Condannata la padrona se il cane scappa dal cancello e morde un passante
Se il cane scappa dal cancello di casa e morde un passante il padrone è responsabile e può essere condannato per il reato di lesioni personali colpose: a ricordarlo è la Corte di Cassazione.
I primi gradi di giudizio: padrone responsabile se il cane scappa
Il Giudice di Pace di Vibo Valentia ha dichiarato l’imputata responsabile di lesioni personali colpose (art. 590 c.p.) condannandola alla pena di 800 euro di multa. Secondo il giudice la donna, non adottando le misure necessaria alla custodia del suo cane, avrebbe omesso di impedire che l’animale di grossa taglia aggredisse la persona offesa causandogli una lesione alla coscia sinistra.

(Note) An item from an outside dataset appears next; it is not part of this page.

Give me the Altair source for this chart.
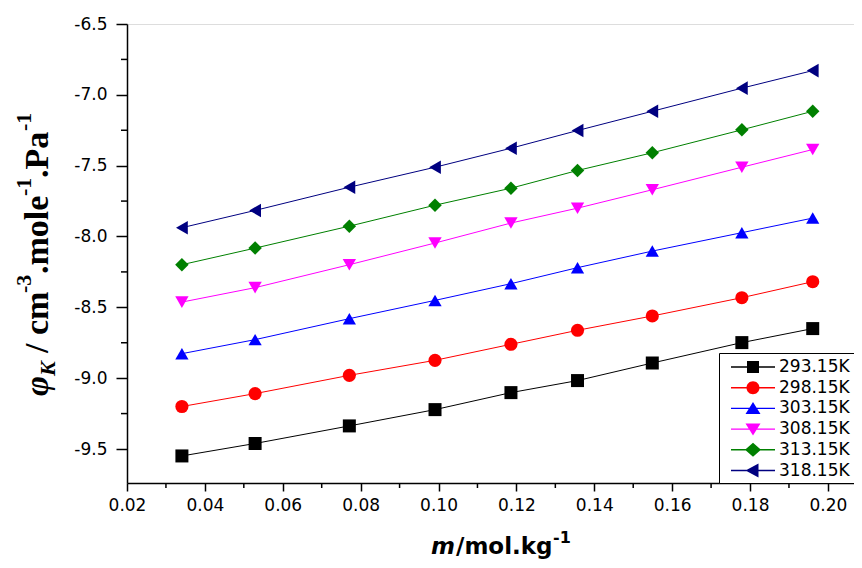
import altair as alt
import pandas as pd

# ---------------- data ----------------
m_values = [0.0341, 0.0529, 0.0771, 0.0991, 0.1186, 0.1357, 0.1549, 0.1779, 0.1961]

series_names = ["293.15K", "298.15K", "303.15K", "308.15K", "313.15K", "318.15K"]

phi_293 = [-9.549, -9.461, -9.337, -9.222, -9.102, -9.017, -8.893, -8.749, -8.650]
phi_298 = [-9.200, -9.109, -8.980, -8.874, -8.761, -8.662, -8.561, -8.432, -8.319]
phi_303 = [-8.827, -8.728, -8.580, -8.451, -8.333, -8.220, -8.103, -7.973, -7.870]
phi_308 = [-8.463, -8.361, -8.199, -8.046, -7.905, -7.800, -7.670, -7.511, -7.386]
phi_313 = [-8.199, -8.082, -7.927, -7.779, -7.659, -7.534, -7.409, -7.247, -7.116]
phi_318 = [-7.938, -7.816, -7.652, -7.511, -7.377, -7.252, -7.116, -6.953, -6.829]

series_values = [phi_293, phi_298, phi_303, phi_308, phi_313, phi_318]

colors = ["#000000", "#FF0000", "#0000FF", "#FF00FF", "#008000", "#000080"]
marker_shapes = ["square", "circle", "triangle-up", "triangle-down", "diamond", "triangle-left"]
marker_sizes = [169, 185, 250, 250, 240, 225]

# legend symbols: a short line with the marker in its middle
_line = "M-2.2,-0.07H2.2V0.07H-2.2Z "
legend_paths = [
    _line + "M-0.6,-0.6H0.6V0.6H-0.6Z",
    _line + "M-0.65,0A0.65,0.65,0,1,1,0.65,0A0.65,0.65,0,1,1,-0.65,0Z",
    _line + "M0,-0.65L0.75,0.55L-0.75,0.55Z",
    _line + "M0,0.65L-0.75,-0.55L0.75,-0.55Z",
    _line + "M0,-0.7L0.8,0L0,0.7L-0.8,0Z",
    _line + "M-0.75,0L0.55,-0.7L0.55,0.7Z",
]

x_major = [0.02, 0.04, 0.06, 0.08, 0.10, 0.12, 0.14, 0.16, 0.18, 0.20]
x_minor = [0.03, 0.05, 0.07, 0.09, 0.11, 0.13, 0.15, 0.17, 0.19]
y_major = [-9.5, -9.0, -8.5, -8.0, -7.5, -7.0, -6.5]
y_minor = [-9.25, -8.75, -8.25, -7.75, -7.25, -6.75]

x_domain = [0.02, 0.2067]
y_domain = [-9.74, -6.5]

# axis title pieces (rich text built from several text marks)
y_title_pieces = ["φ", "K", "/", "cm", "-3", ".mole", "-1", ".Pa", "-1"]
x_title_pieces = ["m", "/mol.kg", "-1"]

W, H = 727, 459

rows = []
for name, vals in zip(series_names, series_values):
    for m, v in zip(m_values, vals):
        rows.append({"series": name, "m": m, "phi": v})
df = pd.DataFrame(rows)

x_enc = alt.X(
    "m:Q",
    scale=alt.Scale(domain=x_domain, nice=False, zero=False),
    axis=alt.Axis(
        values=x_major, format=".2f", title=None, grid=False,
        tickSize=8, tickWidth=1.5, tickColor="black",
        domainColor="black", domainWidth=1.5,
        labelPadding=6, labelFont="DejaVu Sans", labelFontSize=17,
        labelColor="black", labelFlush=False, labelOverlap=False,
    ),
)
y_enc = alt.Y(
    "phi:Q",
    scale=alt.Scale(domain=y_domain, nice=False, zero=False),
    axis=alt.Axis(
        values=y_major, title=None, grid=False,
        labelExpr="replace(format(datum.value, '.1f'), '\u2212', '-')",
        tickSize=11, tickWidth=1.5, tickColor="black",
        domainColor="black", domainWidth=1.5,
        labelPadding=9, labelFont="DejaVu Sans", labelFontSize=17,
        labelColor="black", labelFlush=False, labelOverlap=False,
    ),
)

base = alt.Chart(df)

lines = base.mark_line(strokeWidth=1).encode(
    x=x_enc, y=y_enc,
    color=alt.Color("series:N", scale=alt.Scale(domain=series_names, range=colors), legend=None),
)

points = base.mark_point(filled=True, opacity=1).encode(
    x=x_enc, y=y_enc,
    color=alt.Color("series:N", scale=alt.Scale(domain=series_names, range=colors), legend=None),
    shape=alt.Shape("series:N", scale=alt.Scale(domain=series_names, range=marker_shapes), legend=None),
    size=alt.Size("series:N", scale=alt.Scale(domain=series_names, range=marker_sizes), legend=None),
)

legend_spec = dict(
    title=None, orient="bottom-right", offset=0, padding=4,
    strokeColor="black", fillColor="white", cornerRadius=0,
    symbolSize=400, symbolStrokeWidth=0, symbolOpacity=1,
    symbolOffset=20, labelOffset=16, rowPadding=2.7,
    labelFont="DejaVu Sans", labelFontSize=17, labelColor="black",
)

legend_layer = base.mark_point(filled=True, opacity=0).encode(
    x=x_enc, y=y_enc,
    color=alt.Color("series:N", scale=alt.Scale(domain=series_names, range=colors),
                    legend=alt.Legend(**legend_spec)),
    shape=alt.Shape("series:N", scale=alt.Scale(domain=series_names, range=legend_paths),
                    legend=alt.Legend(**legend_spec)),
)

# minor ticks, placed through the scales
x_minor_ticks = alt.Chart(pd.DataFrame({"m": x_minor})).mark_rule(
    color="black", strokeWidth=1.5
).encode(x=alt.X("m:Q"), y=alt.value(H), y2=alt.value(H + 5))

y_minor_ticks = alt.Chart(pd.DataFrame({"phi": y_minor})).mark_rule(
    color="black", strokeWidth=1.5
).encode(y=alt.Y("phi:Q"), x=alt.value(0), x2=alt.value(-6))


def text_piece(txt, x, y, font, size, weight="bold", style="normal", angle=0):
    return alt.Chart(pd.DataFrame({"t": [txt]})).mark_text(
        font=font, fontSize=size, fontWeight=weight, fontStyle=style,
        align="left", baseline="alphabetic", angle=angle, color="black",
    ).encode(x=alt.value(x), y=alt.value(y), text="t:N")


# y title (rotated, reading bottom to top)
yb = -79
SERIF = "Liberation Serif"
y_title = [
    text_piece(y_title_pieces[0], yb, 372, SERIF, 34, style="italic", angle=270),
    text_piece(y_title_pieces[1], yb + 7, 352, SERIF, 22, style="italic", angle=270),
    text_piece(y_title_pieces[2], yb, 329, SERIF, 34, angle=270),
    text_piece(y_title_pieces[3], yb, 311, SERIF, 34, angle=270),
    text_piece(y_title_pieces[4], yb - 17, 269, SERIF, 22, angle=270),
    text_piece(y_title_pieces[5], yb, 250, SERIF, 34, angle=270),
    text_piece(y_title_pieces[6], yb - 17, 172, SERIF, 22, angle=270),
    text_piece(y_title_pieces[7], yb, 154, SERIF, 34, angle=270),
    text_piece(y_title_pieces[8], yb - 17, 107, SERIF, 22, angle=270),
]

# x title
x_title = [
    text_piece(x_title_pieces[0], 304, 530, "DejaVu Sans", 23, style="italic"),
    text_piece(x_title_pieces[1], 329, 530, "DejaVu Sans", 23),
    text_piece(x_title_pieces[2], 426, 519, "DejaVu Sans", 16),
]

chart = alt.layer(
    legend_layer, lines, points, x_minor_ticks, y_minor_ticks, *y_title, *x_title
).resolve_scale(
    color="independent", shape="independent", size="independent"
).properties(
    width=W, height=H,
    autosize=alt.AutoSizeParams(type="none"),
    padding={"left": 119, "top": 16, "right": 0, "bottom": 77},
).configure_view(stroke=None).configure(background="white")

chart.save("out.html", embed_options={"renderer": "svg", "actions": False})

Il giudice di merito aveva confermato che la donna, nell’aprire il cancello elettrico, non si era premurata di non fare uscire il cane dalla recinzione, che aveva così aggredito la persona offesa e il suo cagnolino.
Il ricorso in cassazione
Con il ricorso in Cassazione l’imputata sostiene il vizio di motivazione secondo cui il giudice si sarebbe limitato a una mera ricostruzione del fatto senza procedere al doveroso approfondimento sulla sussistenza dell’elemento soggettivo del reato (la colpa).
La Cassazione con sentenza 13464/2020 ritiene il ricorso infondato giudicando corretto l’operato del giudice di merito che, esaminato i fatti, ha riscontrando la sussistenza di un rapporto di causalità tra la condotta colposa dell’imputata e la lesione subita dalla parte offesa.
Viene infatti ricordato che si trattava di un cane di grossa taglia e che era riuscito ad attaccare il passante poiché l’imputata non aveva adottato le necessarie misure di cautela nella custodia del cane, tant’è che questo era uscito dal cancello dell’abitazione non appena la proprietaria lo aveva aperto.
La giurisprudenza in merito: se il cane scappa e fa danni il padrone è responsabile
Nella sentenza la Cassazione ha richiamato parte della giurisprudenza in merito, ricordando che
secondo la giurisprudenza di legittimità (Sez. 4, n. 51448 del 17/10/2017, Rv. 271329; Sez. 4, n. 34813 del 2/7/2010, Rv. 248090), l’obbligo di custodia degli animali ai sensi di tale disposizione sorge ogni qualvolta sussista una relazione di semplice detenzione, anche solo materiale o di fatto, tra l’animale e una determinata persona non essendo necessario un rapporto di proprietà in senso civilistico. Ed invero tale posizione di garanzia prescinde dalla nozione di appartenenza e risulta irrilevante il dato formale relativo alla registrazione dell’animale all’anagrafe canina o all’apposizione di un microchip di identificazione (Sez. 4, n. 17145 del 17/1/2017). Ed ancora, in materia di lesioni colpose si è specificato che la posizione di garanzia assunta dal detentore di un animale impone l’obbligo di controllarlo e di custodirlo adottando ogni cautela per evitare e prevenire le possibili aggressioni a terzi anche all’interno dell’abitazione (Sez. 4, n. 18884 del 16/12/2011 Rv. 18814) e che la pericolosità del genere animale non è limitata esclusivamente ad animali feroci ma può sussistere anche in relazione a quelli domestici o di compagnia come il cane, di regola mansueto, così da obbligare l’adozione di tutte le possibili cautele necessarie a prevenire le prevedibili reazioni dell’animale ed idonee a neutralizzare il rischio di eventi pregiudizievoli per i terzi, prevedibili alla stregua delle norme di comune esperienza (Sez. 4, n. 6393 del 10/1/2012, Rv. 251951).
Affinché si possa escludere la colpa rappresentata dalla mancata adozione delle cautele nella custodia di animali, dunque, non è sufficiente che il cane si trovi in un luogo privato e recintato ma serve che tale luogo abbia caratteristiche idonee ad evitare che l’animale possa sottrarsi alla custodia e al controllo, superare la recinzione, raggiungere la pubblica via ed arrecare danno a terzi (Sez. 4, n. 47141 del 09/10/2007).
Per questo motivo il ricorso viene rigettato e la ricorrente condannata al pagamento delle spese processuali.